Что первично: эмоция или замысел? Ответить не могу по вышеизложенной причине. Но вопрос этот сложней, чем кажется на первый взгляд. Что такое вымысел? Это расширенная эмоция. Это как бы физическая плоть замысла, как зеркала, отражающие друг друга, они уходят в бесконечность.
В процессе работы я всегда собираю то, что в конечном итоге становится художественным произведением. У некоторых писателей, по-видимому, противоположного мне типа, работа над рукописью означает сокращение ее.
У меня работа над рукописью – всегда расширение ее. Мера вымысла в разных вещах разная, она диктуется ощущением живой законченности данного произведения. Если для этого надо много вымысла, я себя не стесняю, так же как в других вещах не боюсь очеркообразности.
20.4.75
VII. Письма Павла Васильевича Аксенова к Василию Аксенову (1980–1982)
Письма Павла Васильевича Аксенова к сыну написаны в начальный период эмиграции писателя из Советского Союза. Павел Васильевич (1899–1991) имел весьма обычную для партийного работника тридцатых годов прошлого века биографию. В 1930 году этот тридцатилетний выходец из села Покровского Рязанской губернии становится председателем горисполкома Казани, в 1935-м по необоснованному обвинению смещается с должности, а в июле 1937-го его арестовывают как врага народа. В Казань он возвращается только через девятнадцать лет. Момент возвращения отца запечатлен Василием Аксеновым в рассказе «Зеница ока» (1960, 2003).
Оказавшись за границей, Василий Аксенов постепенно наладил переписку с самыми близкими и дорогими для него людьми, в число которых входил, конечно, и Павел Васильевич. Письма Василия Аксенова не сохранились, а вот ответы его отца на них из Казани предлагаются вниманию читателей. Их всего шесть, все они относятся к 1980, 1981 и 1982 годам. Павел Васильевич, со свойственной ему обстоятельностью, сообщает подробности своей жизни и жизни ближайших родственников, особенно то, что касается его внука и сына Василия Аксенова – Алексея, беспокоится за судьбу сына, сквозной темой писем является надежда на возвращение сына на родину, желание еще раз увидеться с ним и обнять его. Седьмое письмо написано в 1988 году находившейся в этот момент рядом с Павлом Васильевичем Эммой Чеботаревой, по его просьбе: сам он уже приближался к девяностолетнему рубежу и не мог писать из-за ухудшения зрения.
А долгожданная встреча с сыном состоялась, когда лишенный советского гражданства Василий Аксенов по приглашению американского посла Джека Мэтлока на время прилетел в Советский Союз. Шел 1989 год. Перестройка набирала обороты.

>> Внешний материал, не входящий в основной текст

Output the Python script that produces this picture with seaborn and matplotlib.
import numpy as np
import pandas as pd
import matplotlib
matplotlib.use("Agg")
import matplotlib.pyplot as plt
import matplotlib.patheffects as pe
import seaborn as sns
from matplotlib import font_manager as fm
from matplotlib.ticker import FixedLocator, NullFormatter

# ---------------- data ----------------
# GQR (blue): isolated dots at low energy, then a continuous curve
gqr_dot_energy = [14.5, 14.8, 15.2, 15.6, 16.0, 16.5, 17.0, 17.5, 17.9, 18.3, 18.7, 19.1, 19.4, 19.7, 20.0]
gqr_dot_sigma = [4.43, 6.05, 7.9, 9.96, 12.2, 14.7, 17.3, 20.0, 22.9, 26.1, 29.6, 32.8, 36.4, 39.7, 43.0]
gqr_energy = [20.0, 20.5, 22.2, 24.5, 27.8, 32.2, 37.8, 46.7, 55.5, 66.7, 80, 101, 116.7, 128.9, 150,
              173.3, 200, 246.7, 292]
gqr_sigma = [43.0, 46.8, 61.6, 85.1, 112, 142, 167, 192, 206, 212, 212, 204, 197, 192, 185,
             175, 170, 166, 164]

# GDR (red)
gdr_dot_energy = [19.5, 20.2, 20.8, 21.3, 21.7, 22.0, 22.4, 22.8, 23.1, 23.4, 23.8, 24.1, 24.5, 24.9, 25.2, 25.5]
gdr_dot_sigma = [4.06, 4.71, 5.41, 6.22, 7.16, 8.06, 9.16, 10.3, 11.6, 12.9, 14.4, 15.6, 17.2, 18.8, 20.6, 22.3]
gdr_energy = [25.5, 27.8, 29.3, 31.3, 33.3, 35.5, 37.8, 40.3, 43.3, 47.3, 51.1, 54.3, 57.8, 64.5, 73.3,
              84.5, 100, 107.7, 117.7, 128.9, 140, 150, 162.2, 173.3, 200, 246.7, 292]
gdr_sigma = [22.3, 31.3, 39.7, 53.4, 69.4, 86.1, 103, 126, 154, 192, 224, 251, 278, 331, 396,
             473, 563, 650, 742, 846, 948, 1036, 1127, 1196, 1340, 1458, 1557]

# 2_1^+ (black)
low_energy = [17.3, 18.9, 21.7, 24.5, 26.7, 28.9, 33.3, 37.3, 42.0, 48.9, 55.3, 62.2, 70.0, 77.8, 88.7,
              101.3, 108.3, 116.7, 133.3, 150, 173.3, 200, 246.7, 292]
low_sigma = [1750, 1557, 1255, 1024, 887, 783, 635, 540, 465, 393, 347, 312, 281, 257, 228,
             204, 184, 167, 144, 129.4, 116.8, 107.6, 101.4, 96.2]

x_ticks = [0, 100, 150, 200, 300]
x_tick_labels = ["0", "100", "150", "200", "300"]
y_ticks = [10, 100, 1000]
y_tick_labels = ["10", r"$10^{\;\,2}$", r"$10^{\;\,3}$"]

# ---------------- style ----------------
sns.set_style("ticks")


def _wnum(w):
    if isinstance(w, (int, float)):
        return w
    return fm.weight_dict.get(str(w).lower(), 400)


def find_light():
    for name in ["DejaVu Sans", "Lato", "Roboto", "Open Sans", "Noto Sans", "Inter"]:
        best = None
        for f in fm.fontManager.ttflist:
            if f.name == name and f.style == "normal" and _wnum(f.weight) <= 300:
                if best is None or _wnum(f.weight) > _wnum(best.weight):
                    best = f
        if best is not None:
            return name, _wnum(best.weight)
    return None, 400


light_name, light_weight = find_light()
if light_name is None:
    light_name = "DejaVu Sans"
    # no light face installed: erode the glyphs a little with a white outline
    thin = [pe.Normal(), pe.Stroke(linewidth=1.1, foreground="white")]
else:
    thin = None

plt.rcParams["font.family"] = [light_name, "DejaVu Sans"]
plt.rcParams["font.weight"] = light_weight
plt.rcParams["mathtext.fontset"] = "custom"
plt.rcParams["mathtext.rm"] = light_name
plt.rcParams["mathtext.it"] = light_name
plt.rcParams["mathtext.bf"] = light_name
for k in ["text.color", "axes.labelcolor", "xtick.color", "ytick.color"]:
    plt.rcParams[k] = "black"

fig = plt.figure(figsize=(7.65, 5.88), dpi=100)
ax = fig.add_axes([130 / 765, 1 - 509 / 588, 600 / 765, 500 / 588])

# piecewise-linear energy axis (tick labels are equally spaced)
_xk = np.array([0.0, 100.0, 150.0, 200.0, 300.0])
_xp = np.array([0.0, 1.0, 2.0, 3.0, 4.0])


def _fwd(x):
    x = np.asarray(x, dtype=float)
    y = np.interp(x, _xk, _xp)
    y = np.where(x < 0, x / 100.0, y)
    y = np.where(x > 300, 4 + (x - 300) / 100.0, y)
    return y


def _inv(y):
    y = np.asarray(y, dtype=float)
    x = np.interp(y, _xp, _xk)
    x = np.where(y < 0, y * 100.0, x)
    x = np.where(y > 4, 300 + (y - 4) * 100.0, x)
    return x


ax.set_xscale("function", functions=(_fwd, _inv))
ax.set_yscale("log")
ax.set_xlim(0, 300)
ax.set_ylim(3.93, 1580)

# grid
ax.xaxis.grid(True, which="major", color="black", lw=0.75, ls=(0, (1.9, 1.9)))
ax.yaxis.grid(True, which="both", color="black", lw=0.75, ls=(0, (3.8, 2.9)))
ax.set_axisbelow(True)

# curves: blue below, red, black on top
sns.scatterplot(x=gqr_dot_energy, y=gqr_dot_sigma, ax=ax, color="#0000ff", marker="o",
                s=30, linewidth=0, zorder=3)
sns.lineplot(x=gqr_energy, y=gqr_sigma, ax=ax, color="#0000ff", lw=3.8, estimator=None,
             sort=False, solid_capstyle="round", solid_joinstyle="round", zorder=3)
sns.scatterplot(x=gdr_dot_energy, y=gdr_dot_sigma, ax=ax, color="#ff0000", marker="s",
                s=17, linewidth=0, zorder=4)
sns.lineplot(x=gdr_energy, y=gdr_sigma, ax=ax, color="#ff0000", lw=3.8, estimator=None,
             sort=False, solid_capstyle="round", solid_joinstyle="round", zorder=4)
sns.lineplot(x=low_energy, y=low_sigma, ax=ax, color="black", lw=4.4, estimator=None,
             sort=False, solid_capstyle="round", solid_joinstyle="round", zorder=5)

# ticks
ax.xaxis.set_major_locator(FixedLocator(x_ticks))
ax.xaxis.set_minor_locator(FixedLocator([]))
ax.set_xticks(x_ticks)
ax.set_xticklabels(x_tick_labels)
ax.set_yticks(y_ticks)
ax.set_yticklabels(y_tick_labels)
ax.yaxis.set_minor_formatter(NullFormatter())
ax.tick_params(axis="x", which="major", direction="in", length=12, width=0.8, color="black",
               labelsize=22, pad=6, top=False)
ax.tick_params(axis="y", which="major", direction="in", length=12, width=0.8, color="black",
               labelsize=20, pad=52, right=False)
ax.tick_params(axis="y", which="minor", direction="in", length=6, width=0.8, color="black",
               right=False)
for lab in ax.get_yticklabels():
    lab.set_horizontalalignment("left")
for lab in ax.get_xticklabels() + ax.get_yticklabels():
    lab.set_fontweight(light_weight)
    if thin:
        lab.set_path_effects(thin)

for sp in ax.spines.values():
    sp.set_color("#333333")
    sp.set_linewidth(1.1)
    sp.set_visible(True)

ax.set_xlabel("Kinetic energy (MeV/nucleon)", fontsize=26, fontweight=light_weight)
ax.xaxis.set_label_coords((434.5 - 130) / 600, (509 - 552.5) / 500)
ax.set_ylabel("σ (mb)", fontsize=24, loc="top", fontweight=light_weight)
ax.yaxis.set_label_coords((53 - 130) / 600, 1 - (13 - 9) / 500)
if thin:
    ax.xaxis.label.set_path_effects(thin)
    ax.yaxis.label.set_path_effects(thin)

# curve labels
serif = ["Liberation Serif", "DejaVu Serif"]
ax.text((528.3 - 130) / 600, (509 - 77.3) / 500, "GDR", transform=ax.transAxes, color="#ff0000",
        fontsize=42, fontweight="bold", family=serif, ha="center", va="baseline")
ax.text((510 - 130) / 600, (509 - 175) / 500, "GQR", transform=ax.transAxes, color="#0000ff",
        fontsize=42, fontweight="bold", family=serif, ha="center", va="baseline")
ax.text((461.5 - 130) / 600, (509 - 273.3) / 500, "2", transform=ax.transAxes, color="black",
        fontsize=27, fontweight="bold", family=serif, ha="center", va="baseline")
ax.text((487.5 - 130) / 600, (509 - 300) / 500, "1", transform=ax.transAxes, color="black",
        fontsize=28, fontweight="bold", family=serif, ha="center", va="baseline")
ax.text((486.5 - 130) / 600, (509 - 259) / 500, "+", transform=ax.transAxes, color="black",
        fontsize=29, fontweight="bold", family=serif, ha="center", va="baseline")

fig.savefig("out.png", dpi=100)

Павел Аксенов – Василию Аксенову
30 октября 1980 г.
Дорогие наши путешественники Майя и Вася!
Мы получили Ваши послания – открытку из Милана[789] и письмо из Анн Арбора[790].
На открытку из Милана мы послали Вам небольшое письмецо в Штаты. Но, по всей вероятности, не получите его. В спешке и растерянности я забыл оформить это письмецо надлежащим образом. Обычный конверт, рассчитанный на внутренние наши связи, я забыл оформить метками для писем, идущих в другие страны. Мне это письмецо не вернули. Не исключаю, что его просто выбросили в мусорный ящик.
Ваше второе письмо от 12 октября еще более обрадовало нас. Из письма ясно, что Вы не только живы, но ведете активную жизнь и у Вас есть творческие планы на будущее. Из этого не следует, конечно, что мы теперь полностью спокойны за Вас. Может быть, это покажется странным, слишком провинциальным, но мы не будем скрывать свою отсталость, а скажем прямо: покой для нас придет тогда, когда Вы, выполнив свои творческие планы, вернетесь домой, хотя бы на короткое время[791].